The previous approach (scan to top setting and downsample) is generally safe until you start scanning into the grain structure of the emulsion: at that point you'll be collecting "noisy" information, having to cope with it later when sharpening.
It's not necessarily a bad thing (printing will attenuate it to some degree), sometimes it adds to the mood and sharpness perception of a shot (Tri-X syndrome!) but it's something worth considering nevertheless.
For example if you set your scanning limit to 2000 dpi you may be wasting some of the film contrast and sharpening potential (the effect of digital sharpening is boosted for higher sampling densities), but on the other side you’ll probably be avoiding grain from most emulsions; 4000 dpi would mean catching almost all the film information and sharpening potential, but also bringing along the grain which will require some smoothing-out later.
Downsampling to 2000 dpi won’t get rid of it because, once acquired , the grain structure remains part of the high frequency details of an image, which will partly be preserved by a good downsampling algorithm: you’ll have to blur the high frequencies, losing some of the benefit from higher scanning densities.
Probably with some wise unsharp masking you could get away with better perceived sharpness, but resolution would likely be close to a direct 2000 dpi for same noise level.
It’s not always easy to find the break-even point: it depends from the film emulsion, the format, the lens quality, the scanner performance and finally personal taste.
I tend to tolerate some grain as I find it distinctive of the medium.
These are general guidelines based on my experience:

a) Films that “tolerate” up to effective 4000 dpi scan (visible but not obstrusive grain)
Color: Velvia 50, Velvia 100, Reala 100 and Ektar 100 neg.
BW: most ISO 25 panchro. and ortho. films (barely visible grain), last gen.
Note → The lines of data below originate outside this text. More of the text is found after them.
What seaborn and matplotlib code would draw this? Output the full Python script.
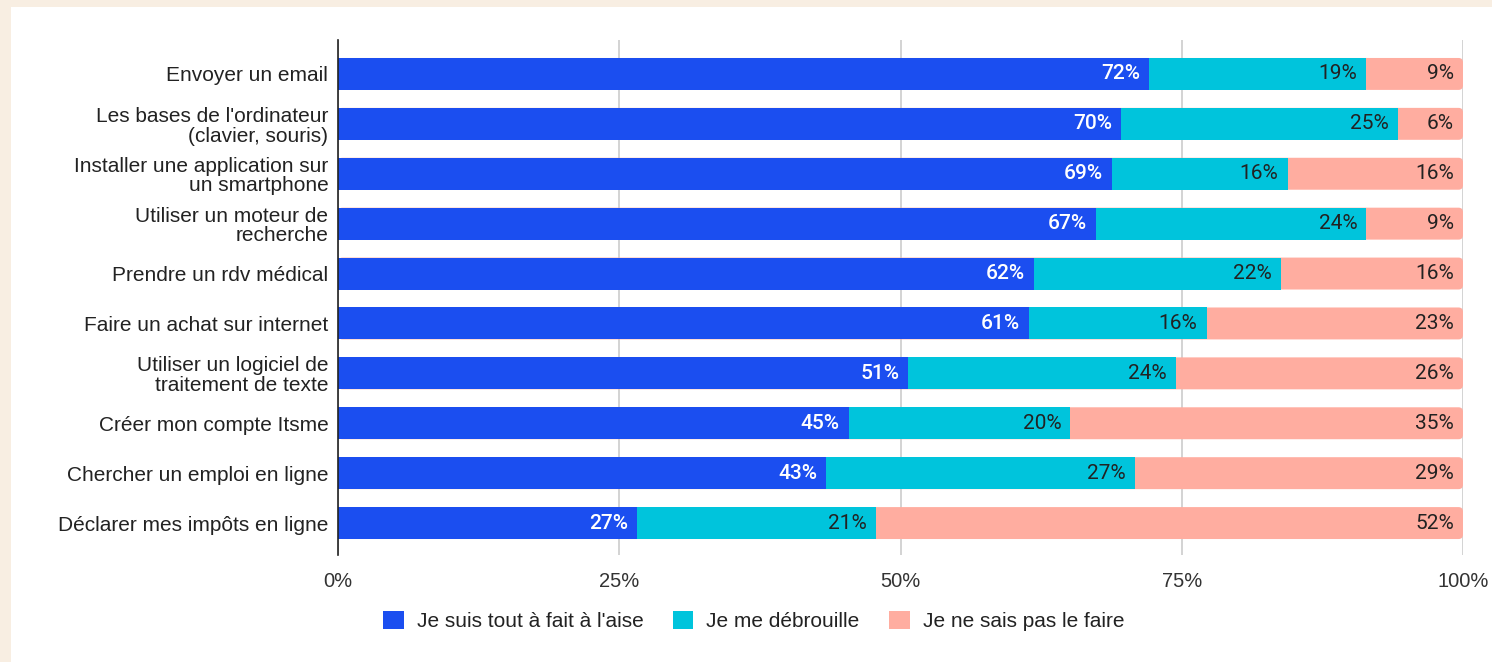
import pandas as pd
import matplotlib.pyplot as plt
import seaborn as sns
from matplotlib.patches import Patch, Rectangle, FancyBboxPatch

# ==========================================
# DATA
# ==========================================

tasks = [
    "Envoyer un email",
    "Les bases de l'ordinateur\n(clavier, souris)",
    "Installer une application sur\nun smartphone",
    "Utiliser un moteur de\nrecherche",
    "Prendre un rdv médical",
    "Faire un achat sur internet",
    "Utiliser un logiciel de\ntraitement de texte",
    "Créer mon compte Itsme",
    "Chercher un emploi en ligne",
    "Déclarer mes impôts en ligne",
]

# share of respondents (%)
at_ease = [72.1, 69.6, 68.8, 67.4, 61.9, 61.4, 50.7, 45.4, 43.4, 26.6]
manage = [19.3, 24.6, 15.6, 24.0, 21.9, 15.8, 23.8, 19.7, 27.4, 21.2]
cannot = [8.6, 5.8, 15.6, 8.6, 16.2, 22.8, 25.5, 34.9, 29.2, 52.2]

series_names = ["Je suis tout à fait à l'aise", "Je me débrouille", "Je ne sais pas le faire"]
xticks = [0, 25, 50, 75, 100]

colors = ["#1b4ef0", "#00c4dc", "#ffada0"]

df = pd.DataFrame({
    "task": tasks,
    "at_ease": at_ease,
    "manage": manage,
    "cannot": cannot,
})
df["end1"] = df["at_ease"]
df["end2"] = df["at_ease"] + df["manage"]
df["end3"] = df["end2"] + df["cannot"]

# ==========================================
# FIGURE
# ==========================================

sns.set_style("white")
plt.rcParams["font.family"] = ["Liberation Sans", "DejaVu Sans"]

fig = plt.figure(figsize=(14.92, 6.62), dpi=100, facecolor="#f8eee2")
# white card over the beige page
fig.patches.append(Rectangle((11 / 1492, 0), 1, 1 - 7 / 662, transform=fig.transFigure,
                             facecolor="white", edgecolor="none", zorder=-10))

ax = fig.add_axes([338 / 1492, 1 - 555 / 662, (1463 - 338) / 1492, 515 / 662])
ax.set_facecolor("white")

# stacked bars: draw longest first, shorter ones on top
bar_h = 0.64
for col, c in zip(["end3", "end2", "end1"], colors[::-1]):
    sns.barplot(data=df, x=col, y="task", orient="h", color=c, saturation=1,
                width=bar_h, ax=ax, linewidth=0, zorder=3)

# round the right end of the last segment (the pink bars come first)
n = len(df)
pink_bars = list(ax.patches)[:n]
for p in pink_bars:
    rb = FancyBboxPatch((p.get_x(), p.get_y()), p.get_width(), p.get_height(),
                        boxstyle="round,pad=0,rounding_size=0.4",
                        mutation_aspect=0.225, facecolor=p.get_facecolor(),
                        edgecolor="none", zorder=2.5)
    p.remove()
    ax.add_patch(rb)

# value labels at the right end of each segment
segs = [("at_ease", "end1", "white", "medium"),
        ("manage", "end2", "#222222", "normal"),
        ("cannot", "end3", "#222222", "normal")]
for i in range(n):
    for val_col, end_col, tc, fw in segs:
        ax.annotate(f"{round(df[val_col][i]):d}%", xy=(df[end_col][i], i),
                    xytext=(-6.5, 0), textcoords="offset points",
                    ha="right", va="center", color=tc, fontsize=15,
                    fontweight=fw, family="Roboto", zorder=5,
                    annotation_clip=False)

ax.set_xlim(0, 100)
ax.set_ylim(9.64, -0.68)
ax.set_xticks(xticks)
ax.set_xticklabels([f"{t}%" for t in xticks])
ax.set_xlabel("")
ax.set_ylabel("")

ax.set_axisbelow(True)
ax.xaxis.grid(True, color="#cccccc", linewidth=1.2)
ax.yaxis.grid(False)
for s in ["top", "right", "bottom"]:
    ax.spines[s].set_visible(False)
ax.spines["left"].set_color("#222222")
ax.spines["left"].set_linewidth(1.2)
ax.spines["left"].set_zorder(4)

ax.tick_params(axis="x", length=0, pad=12, labelsize=14.5, labelcolor="#333333")
ax.tick_params(axis="y", length=0, pad=7, labelsize=15, labelcolor="#222222")
for lab in ax.get_yticklabels():
    lab.set_linespacing(1.05)
    lab.set_family(["Liberation Sans", "DejaVu Sans"])
for lab in ax.get_xticklabels():
    lab.set_family(["Liberation Sans", "DejaVu Sans"])

handles = [Patch(facecolor=c, edgecolor="none") for c in colors]
fig.legend(handles, series_names, loc="center", bbox_to_anchor=(0.505, 0.062),
           ncol=3, frameon=False, fontsize=15, handlelength=1.0, handleheight=1.0,
           handletextpad=0.62, columnspacing=1.4, labelcolor="#222222")

plt.savefig("out.png", dpi=100, facecolor=fig.get_facecolor())
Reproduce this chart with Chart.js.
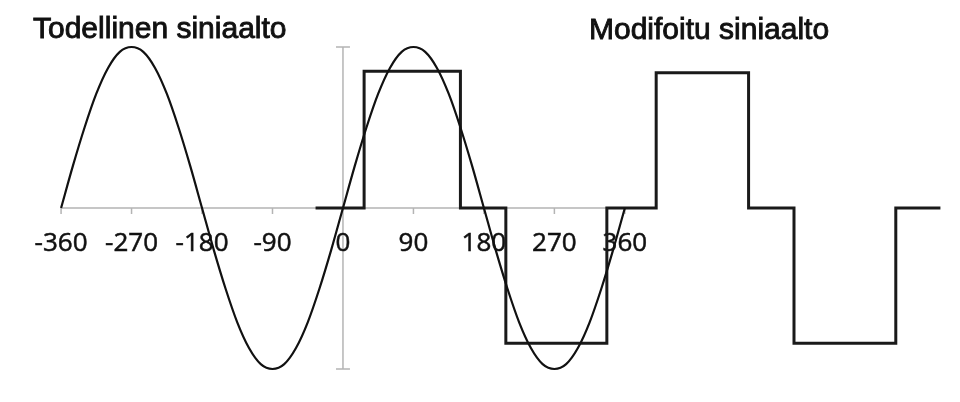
<!DOCTYPE html>
<html>
<head>
<meta charset="utf-8">
<script src="https://cdn.jsdelivr.net/npm/chart.js@4"></script>
<style>
  html, body { margin:0; padding:0; background:#fff; }
  #wrap { width:960px; height:402px; }
</style>
</head>
<body>
<div id="wrap"><canvas id="c" width="960" height="402"></canvas></div>
<script>
// true sine, read every 15 degrees
const sineDeg = [-360,-345,-330,-315,-300,-285,-270,-255,-240,-225,-210,-195,-180,-165,-150,-135,-120,-105,-90,-75,-60,-45,-30,-15,
                 0,15,30,45,60,75,90,105,120,135,150,165,180,195,210,225,240,255,270,285,300,315,330,345,360];
const sineVal = [0,0.26,0.5,0.71,0.87,0.97,1,0.97,0.87,0.71,0.5,0.26,0,-0.26,-0.5,-0.71,-0.87,-0.97,-1,-0.97,-0.87,-0.71,-0.5,-0.26,
                 0,0.26,0.5,0.71,0.87,0.97,1,0.97,0.87,0.71,0.5,0.26,0,-0.26,-0.5,-0.71,-0.87,-0.97,-1,-0.97,-0.87,-0.71,-0.5,-0.26,0];

// modified sine (stepped)
const modDeg = [-35,27,27,150,150,208,208,337,337,400,400,518,518,576,576,706,706,763];
const modVal = [0,0,0.85,0.85,0,0,-0.84,-0.84,0,0,0.84,0.84,0,0,-0.84,-0.84,0,0];

const tickVals = [-360,-270,-180,-90,0,90,180,270,360];
const tickLabels = ['-360','-270','-180','-90','0','90','180','270','360'];
const titles = ['Todellinen siniaalto','Modifoitu siniaalto'];

const sinePts = sineDeg.map((d,i) => ({ x:d, y:sineVal[i] }));
const modPts = modDeg.map((d,i) => ({ x:d, y:modVal[i] }));

// gray axes, tick labels and titles
const axesPlugin = {
  id:'axes',
  beforeDatasetsDraw(chart){
    const c = chart.ctx, xs = chart.scales.x, ys = chart.scales.y;
    const y0 = ys.getPixelForValue(0);
    const x0 = xs.getPixelForValue(0);
    c.save();
    c.strokeStyle = '#b4b4b4';
    c.lineWidth = 1.5;
    c.beginPath();
    c.moveTo(xs.getPixelForValue(-360), y0);
    c.lineTo(xs.getPixelForValue(360), y0);
    tickVals.forEach(v => {
      const px = xs.getPixelForValue(v);
      c.moveTo(px, y0); c.lineTo(px, y0 + 6);
    });
    const yt = ys.getPixelForValue(1.0), yb = ys.getPixelForValue(-1.0);
    c.moveTo(x0, yt); c.lineTo(x0, yb);
    c.moveTo(x0 - 7, yt); c.lineTo(x0 + 7, yt);
    c.moveTo(x0 - 7, yb); c.lineTo(x0 + 7, yb);
    c.stroke();

    c.fillStyle = '#111';
    c.strokeStyle = '#111';
    c.font = '26px "Open Sans"';
    c.textAlign = 'center';
    c.textBaseline = 'alphabetic';
    c.lineWidth = 0.5;
    tickVals.forEach((v,i) => {
      const px = xs.getPixelForValue(v);
      c.fillText(tickLabels[i], px, y0 + 43);
      c.strokeText(tickLabels[i], px, y0 + 43);
    });

    c.font = '30px "Liberation Sans"';
    c.textAlign = 'left';
    c.lineWidth = 0.9;
    c.fillText(titles[0], 33, 38);
    c.strokeText(titles[0], 33, 38);
    c.fillText(titles[1], 589, 39);
    c.strokeText(titles[1], 589, 39);
    c.restore();
  }
};

new Chart(document.getElementById('c'), {
  type:'line',
  data:{
    datasets:[
      { data:sinePts, borderColor:'#111', borderWidth:2.2, pointRadius:0, cubicInterpolationMode:'monotone', fill:false },
      { data:modPts, borderColor:'#1a1a1a', borderWidth:3, pointRadius:0, tension:0, borderJoinStyle:'miter', fill:false }
    ]
  },
  options:{
    responsive:false,
    animation:false,
    events:[],
    layout:{ padding:0 },
    plugins:{ legend:{ display:false }, tooltip:{ enabled:false } },
    scales:{
      x:{ type:'linear', min:-438, max:788, display:false },
      y:{ type:'linear', min:-1.205, max:1.292, display:false }
    }
  },
  plugins:[axesPlugin]
});
</script>
</body>
</html>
ISO 100 (TMax, Acros in FX39 or Rollei RLS or equivalent fine grain developer, otherwise better stopping at 3000 dpi)

b) Films that “tolerate” up to effective 3000 dpi scan (visible but not obstrusive grain)
Color: Provia 100 ( scans well up to 4000 dpi, but not much info there), Provia 400 (even pushed 1 stop), Fuji Pro 160 (both flavors) and Portra 160 NC neg.
BW: Delta 100 in Rollei RLS or FX39 (visible grain but splendid definition down to 60lp/mm, great “mood” and perfectly likeable grain at 3000 dpi scan!), most ISO 400 emulsions in fine grain developers

c) Films that “tolerate” up to effective 2000 dpi scan
Color: most high iso color neg. films
BW: most high speed emulsion and developer combos

I consider previous settings to be the break-even point for scanning with efficient high-end devices (efficient drum scanners, Imacon Flextights, Nikon Coolscan 9000/5000, top Creo flatbeds); for consumer grade scanners like Epson V700/V750, which have “softer” contrast gradation (higher order MTF rolloff), is generally better to use the top res setting as the softer scanner rolloff at high spatial frequencies will attenuate film grain, obstrusive only for very gross high speed emulsions.

Camera lens quality also plays a role.

Good 35mm format primes, used within optimal aperture range and with group a) films will almost always justify a 4000 dpi scan; the same is true for the very best MF primes (most of the outstanding Mamiya 7 primes, the best Contax and Hasselblad primes).
Good to average medium format primes ( Pentax, Bronica etc.) are better served with 3000 dpi scans even for group a) films; you would not find useful information over.
Up to this point dedicated high-end film scanners can make a big difference in performance; however for average MF lense/film combo, results from a perfectly calibrated Epson V700 can be very close.
Group c) films, even with excellent lenses, are hardly worth more than 2000 dpi scans; information is there but noise make it less usable.
For LF lenses film resolution is mostly unrelevant: 2000 dpi is often the sweet spot, with sharpening allowing for a perfect recovery of original film+lens values.
A perfectly calibrated Epson V700 (optimal focus height determined with fraction of mm tolerances) provides excellent performance, very close to higher end scanners.
I’ve run a few analytic models for the previous scenarios, which confirm previous statements.

As a reference for printer performance, I attach a paper with empirical test results and tables, complete with details about modelization procedures, borrowed mostly from Norman Koren’s excellent site; it may be out of the scope here as it is focused on full frame DSLR cameras, nevertheless the printer-related portion is still applicable.

13-Jan-2012, 16:48
tjshot, thanks for sharing with your tests. Great info.

Had you any experience with scanning MF films (6x9) on Epson 4990? Wonder what would be your guidelines to get best film scan from this scanner. Same or close to Epson 700?

13-Jan-2012, 22:59
Great summary tjshot.

then downsampling with Lansocz algorithm to 550 or 600 dpi

Can add two points from my experience. First is that downscale algorithms like Lanczos (2 and 3) and Catrom are so close to PS Bicubic that I finished playing with them. Second is that the printers produce their top resolution when they print at 600 dpi (Canons) and 720 (Epsons). And this is visible to me. So if you want a 300 dpi nice image to be printed it is better to resample it to 600 dpi (or 720) and then print with 600 (720) dpi. Or you can downscale to that resolution after the scan or scan directly to that.

14-Jan-2012, 05:03
tjshot, thanks for sharing with your tests. Great info.

Had you any experience with scanning MF films (6x9) on Epson 4990? Wonder what would be your guidelines to get best film scan from this scanner. Same or close to Epson 700?

I did not test an Epson 4990, but I guess general guidelines would be exactly the same: from what I've read performance should be close.